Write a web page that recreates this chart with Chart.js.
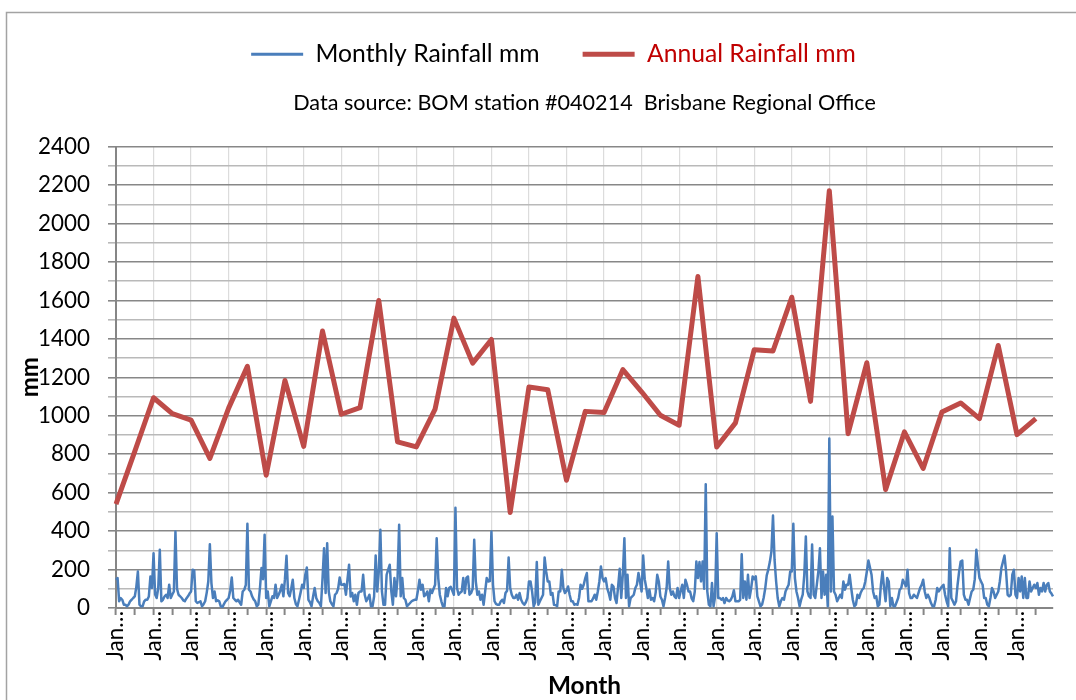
<!DOCTYPE html>
<html>
<head>
<meta charset="utf-8">
<title>Brisbane Rainfall</title>
<script src="https://cdn.jsdelivr.net/npm/chart.js@4.4.1/dist/chart.umd.min.js"></script>
<style>
  html, body { margin: 0; padding: 0; background: #ffffff; }
  #wrap { position: relative; width: 1076px; height: 700px; }
  canvas { display: block; }
</style>
</head>
<body>
<div id="wrap"><canvas id="chart" width="1076" height="700"></canvas></div>
<script>
// ---------------- data ----------------
const YEARS = [1936,1937,1938,1939,1940,1941,1942,1943,1944,1945,1946,1947,1948,1949,1950,
  1951,1952,1953,1954,1955,1956,1957,1958,1959,1960,1961,1962,1963,1964,1965,1966,1967,
  1968,1969,1970,1971,1972,1973,1974,1975,1976,1977,1978,1979,1980,1981,1982,1983,1984,1985];
const MONTH_NAMES = ['Jan','Feb','Mar','Apr','May','Jun','Jul','Aug','Sep','Oct','Nov','Dec'];

// Monthly rainfall (mm), one row per year, Jan..Dec
const MONTHLY_RAINFALL = [
  147,156, 35, 52, 43, 17, 17,  9, 17, 35, 43, 52,   // 1936
   60,110,190, 17,  9,  9, 35, 43, 43, 60,164,104,   // 1937
  285, 70, 52,104,303, 35, 43, 60, 69, 52,121, 52,   // 1938
   70, 86,398,100, 69, 61, 52, 40, 35, 50, 61, 75,   // 1939
   86,199,196, 35, 26, 30, 35,  9, 20, 35, 80,138,   // 1940
  332,130, 52, 86, 35, 40, 35,  9,  4, 20, 35, 43,   // 1941
   52, 90,159, 52, 43, 35, 43, 30, 17, 86, 95,120,   // 1942
  438, 95, 86, 61, 45, 35,  9, 17,100,208,150,381,   // 1943
   52, 86,  9, 35, 61, 52,121, 52, 69, 90,121, 61,   // 1944
  150,272, 78, 61,100,147, 52, 20,  9, 43, 80,121,   // 1945
  104,173,211, 43, 30,  9, 60,104, 52, 35, 26,  9,   // 1946
  150,311, 78,337, 86, 35, 20,  9, 69, 78,100,159,   // 1947
  121,121,125, 69,150,225, 60, 78, 35, 69, 17, 78,   // 1948
   86, 86,173, 69, 35, 50, 69,  9,  9, 60,273, 86,   // 1949
  190,407, 86, 17, 17,173,200,225, 86, 17,156, 61,   // 1950
  156,433, 61,156, 52, 43,  9, 17, 26, 35, 40, 43,   // 1951
   43, 90,147, 95,121, 61, 70, 86, 35, 95, 78,100,   // 1952
  121,363,156, 69, 35,  9,  9,104, 61,104,110, 90,   // 1953
   69,522,104, 69, 80, 86,156, 78,156,164, 69, 78,   // 1954
  100,355,138, 69, 86, 43, 69, 17, 86,156,138,140,   // 1955
  398,121, 35, 20, 17, 17, 35, 43, 26, 78, 90,263,   // 1956
  104, 69, 52, 52, 69, 43, 78, 43, 26, 17, 30, 52,   // 1957
  138,138, 86,  9, 30,239, 17, 35, 52, 69,263,190,   // 1958
  138,138, 69, 78, 17, 15,  9, 86, 86,199,104, 78,   // 1959
   90,112, 69, 35, 35, 17, 20, 17, 52,121,100,121,   // 1960
  156,182, 35, 35, 35, 50, 69, 43, 86,138,216,156,   // 1961
  138,156,104, 78, 43,121,112, 52, 26,112,204, 52,   // 1962
  173,363, 52,173,  9, 52, 60, 69,104,121,182,138,   // 1963
   86,273,150,104, 52, 95, 43, 52, 35, 80,173,138,   // 1964
   60, 43,  9, 52,104,242,104, 69, 86, 60, 52,104,   // 1965
   52, 90,121, 52,147,121, 86, 86, 50, 35, 86,242,   // 1966
  156,239,138,242,100,644, 86, 17,  9,130,  9, 60,   // 1967
  389, 52, 52, 43, 52, 26, 52, 40, 35, 43, 60, 92,   // 1968
   35, 35, 35, 43,280, 52,138, 43,173, 52,100,164,   // 1969
  150,165, 61, 35,  9, 17, 52,100,170,200,240,294,   // 1970
  481,250,138, 52,  9, 35, 52, 43, 86,104,121,190,   // 1971
  190,438,156, 86, 52,  9, 43, 69,173,372, 86, 61,   // 1972
   52,330, 69, 52,120,190,311, 52,190, 69,173,  9,   // 1973
  882, 86,476, 86, 69, 35, 52, 69, 52,138, 95,121,   // 1974
  120,173,104, 43,  9, 17, 69, 52, 78, 95,104,138,   // 1975
  190,247,210,173, 86, 52, 61,  9, 17,121,190,104,   // 1976
   35,156,138,  9, 52,  9,  9, 30, 52, 95,104,147,   // 1977
  130,112,199, 78, 52, 52, 69, 61, 52, 78,104,120,   // 1978
  147, 86, 52, 69, 52, 26,  9,  9, 43,104, 86,100,   // 1979
  112,121, 69, 35,  9,311, 52, 35, 17, 35,121,190,   // 1980
  242,247, 69, 43, 43, 17, 52, 86, 95,150,303,225,   // 1981
  156,138,121, 52, 52, 17,  9, 52,104, 86, 52, 69,   // 1982
   86,138,208,240,273,190, 69, 61, 69,173,199, 69,   // 1983
   52,156, 86,164, 52,156, 52, 52,138, 86,104,121,   // 1984
  104,130, 69,104, 86,130, 86,121,130, 86, 75, 61    // 1985
];

// Annual rainfall (mm), plotted at January of each year
const ANNUAL_RAINFALL = [540, 815,1094,1011, 977, 778,1040,1257, 691,1184,
  841,1441,1008,1042,1600, 864, 838,1035,1508,1274,
  1397, 497,1150,1136, 665,1023,1017,1240,1125,1003,
  951,1725, 838, 963,1344,1337,1617,1075,2171, 907,
  1276, 616, 916, 726,1020,1067, 985,1366, 902, 985];

const CATEGORIES = YEARS.flatMap(y => MONTH_NAMES.map(m => m + '-' + y));

const SERIES_LABELS = ['Monthly Rainfall mm', 'Annual Rainfall mm'];
const SUBTITLE = 'Data source: BOM station #040214  Brisbane Regional Office';
const X_TITLE = 'Month';
const Y_TITLE = 'mm';

// ---------------- styling ----------------
const FONT = 'Lato, "Open Sans", "Liberation Sans", sans-serif';
const BLUE = '#4a7ebb';
const RED = '#be4b48';
const RED_TEXT = '#c00000';
const MAJOR = '#878787';
const MINOR = '#b9b9b9';
const VGRID = '#dcdcdc';
const AXIS = '#868686';

function fitSize(text, weight, target) {
  const c = document.createElement('canvas').getContext('2d');
  c.font = weight + ' 100px ' + FONT;
  return Math.round(100 * target / c.measureText(text).width * 10) / 10;
}
const legendSize = fitSize(SERIES_LABELS[0], 'normal', 224);
const subSize = fitSize(SUBTITLE, 'normal', 583);
const tickSize = fitSize('2400', 'normal', 52);
const xTitleSize = fitSize(X_TITLE, 'bold', 73);
const yTitleSize = fitSize(Y_TITLE, 'bold', 40);

// layout targets
const PAD = { top: -1, left: 30, right: 23, bottom: 0 };
const LEGEND_H = 80;
const LEGEND_SHIFT = 12;
const subPadTop = 26 - 0.6 * subSize;
const subPadBottom = 44 - 0.6 * subSize;

const frame = {
  id: 'frame',
  beforeDraw(chart) {
    const c = chart.ctx;
    c.save();
    c.strokeStyle = '#a3a3a3';
    c.lineWidth = 1.5;
    c.strokeRect(6.5, 12.5, 1100, 720);
    c.restore();
  }
};

const legendShift = {
  id: 'legendShift',
  afterLayout(chart) {
    if (chart.legend) {
      chart.legend.left += LEGEND_SHIFT;
      chart.legend.right += LEGEND_SHIFT;
    }
  }
};

new Chart(document.getElementById('chart'), {
  type: 'line',
  data: {
    labels: CATEGORIES,
    datasets: [
      {
        label: SERIES_LABELS[0],
        data: MONTHLY_RAINFALL,
        borderColor: BLUE,
        backgroundColor: BLUE,
        borderWidth: 2.5,
        pointRadius: 0,
        tension: 0,
        borderJoinStyle: 'round'
      },
      {
        label: SERIES_LABELS[1],
        data: ANNUAL_RAINFALL.map((v, k) => ({ x: CATEGORIES[k * 12], y: v })),
        borderColor: RED,
        backgroundColor: RED,
        borderWidth: 5,
        pointRadius: 0,
        tension: 0,
        borderJoinStyle: 'round'
      }
    ]
  },
  options: {
    responsive: false,
    animation: false,
    layout: { padding: PAD },
    plugins: {
      tooltip: { enabled: false },
      legend: {
        position: 'top',
        weight: 3000,
        fullSize: true,
        maxHeight: LEGEND_H,
        labels: {
          usePointStyle: true,
          pointStyleWidth: 52,
          boxWidth: 52,
          padding: 43,
          color: '#000',
          font: { family: FONT, size: legendSize },
          generateLabels(chart) {
            return chart.data.datasets.map((ds, i) => ({
              text: ds.label,
              fontColor: i === 0 ? '#000000' : RED_TEXT,
              strokeStyle: ds.borderColor,
              fillStyle: ds.borderColor,
              lineWidth: i === 0 ? 3 : 5,
              lineCap: 'butt',
              pointStyle: 'line',
              hidden: false,
              datasetIndex: i
            }));
          }
        }
      },
      subtitle: {
        display: true,
        text: SUBTITLE,
        color: '#000',
        fullSize: false,
        font: { family: FONT, size: subSize, weight: 'normal' },
        padding: { top: subPadTop, bottom: subPadBottom }
      },
      title: { display: false }
    },
    scales: {
      x: {
        type: 'category',
        offset: false,
        afterFit(s) { s.height = 92; },
        border: { color: AXIS, width: 2 },
        grid: {
          offset: false,
          color: ctx => (ctx.index % 24 === 0 && ctx.index > 0) ? VGRID : 'rgba(0,0,0,0)',
          lineWidth: 1.2,
          drawTicks: true,
          tickLength: 7,
          tickWidth: 2,
          tickColor: ctx => (ctx.index % 12 === 0) ? AXIS : 'rgba(0,0,0,0)'
        },
        ticks: {
          autoSkip: false,
          maxRotation: 90,
          minRotation: 90,
          padding: -4,
          color: '#000',
          font: { family: FONT, size: tickSize },
          callback(value, index) {
            return index % 24 === 0 ? this.getLabelForValue(value).slice(0, 3) + '\u2026' : '';
          }
        },
        title: {
          display: true,
          text: X_TITLE,
          color: '#000',
          font: { family: FONT, size: xTitleSize, weight: 'bold' },
          padding: { top: 0, bottom: -1 }
        }
      },
      y: {
        min: 0,
        max: 2400,
        afterFit(s) { s.width = 116 - PAD.left; },
        border: { color: AXIS, width: 2 },
        grid: {
          color: ctx => (ctx.tick && ctx.tick.value % 200 === 0) ? MAJOR : MINOR,
          lineWidth: 1.6,
          drawTicks: true,
          tickLength: 8
        },
        ticks: {
          stepSize: 100,
          autoSkip: false,
          padding: 18,
          color: '#000',
          font: { family: FONT, size: tickSize },
          callback: v => (v % 200 === 0 ? String(v) : '')
        },
        title: {
          display: true,
          text: Y_TITLE,
          color: '#000',
          font: { family: FONT, size: yTitleSize, weight: 'bold' },
          padding: { top: 30 - PAD.left - yTitleSize * 0.6, bottom: 0 }
        }
      }
    }
  },
  plugins: [frame, legendShift]
});
</script>
</body>
</html>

**DIRECTIONS FOR THIS TASK:**
Find the word "chart" in the data and show each line that holds it.

**OUTPUT OF THE TASK:**
Write a web page that recreates this chart with Chart.js.
<script src="https://cdn.jsdelivr.net/npm/chart.js@4.4.1/dist/chart.umd.min.js"></script>
<div id="wrap"><canvas id="chart" width="1076" height="700"></canvas></div>
  beforeDraw(chart) {
    const c = chart.ctx;
  afterLayout(chart) {
    if (chart.legend) {
      chart.legend.left += LEGEND_SHIFT;
      chart.legend.right += LEGEND_SHIFT;
new Chart(document.getElementById('chart'), {
          generateLabels(chart) {
            return chart.data.datasets.map((ds, i) => ({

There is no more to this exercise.